Conversations get hijacked quite often. In the middle of a conversation someone insists only one view can be correct—theirs. They might proactively try to convince you. Some might state their view in a condescending way, implying everyone should already know it. Others might scoff or roll their eyes at any opposing view.
To keep conversations on track and achieve the desired outcomes, understanding the differences between dialogues, discussions and debates helps.
Dialogue: Conversations That Exchange Ideas and Opinions
Dialogues simply allow people to exchange ideas and opinions. Sharing is the intent, not convincing. As a result, they present wonderful opportunities to learn and grow. Participants share their perspectives and can choose whether or not to change their opinions based on what they hear.
Discussion: Conversations That Also Exchange Ideas
Much like dialogues, discussions also share ideas and opinions. Discussions focus on a detailed examination of the different points of view, often resulting in a higher level of intensity. Developing a deeper understanding of all the views helps lead to better decisions.
The terms dialogue and discussion are frequently used interchangeably.
Debate: Conversations That Argue Viewpoints
Debates rise to a more formal level than discussions or dialogues. Debates are arguments about opposing viewpoints. Debaters attempt to convince others to adopt their point of view.
These days many casual conversations descend to “right-fighting” when people insist on their view. These turn into informal debates and lead to broken relationships and polarization.
Which Style Works Best?
Your purpose will determine what style to use.
At a recent meeting the leader asked for ideas on how to do something. Georgia proposed an idea for tightening the structure to promote better results. Isabel interrupted saying that would never work for people like her. Since the purpose of the discussion was to gather ideas, Isabel’s interrupting to debate interrupted the flow of ideas and shut down further discussion.

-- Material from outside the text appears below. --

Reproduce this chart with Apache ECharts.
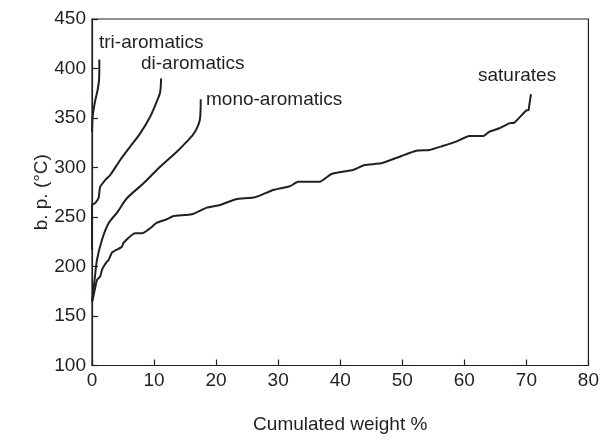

When you want a win-win conversation, dialogue and discussion have the most potential for success. People feel safe expressing opinions and points of view. All views add to the understanding.
When you find yourself in a win-lose conversation, move to end any debating. People may not feel safe expressing their views or opinions. Since the intent is to convince others to a certain way of thinking, manipulation may occur. It helps to follow a more formal protocol to maintain civility and order in a debate.
What Does All This Mean For Civility?
Maintaining civility should remain a priority. Conversations that demean individuals create more problems. Everyone forms opinions based on their life experiences and we generally cannot know all the influences. When you speak and listen in a manner that protects everyone’s dignity, you open the door to more meaningful conversations and strengthen relationships.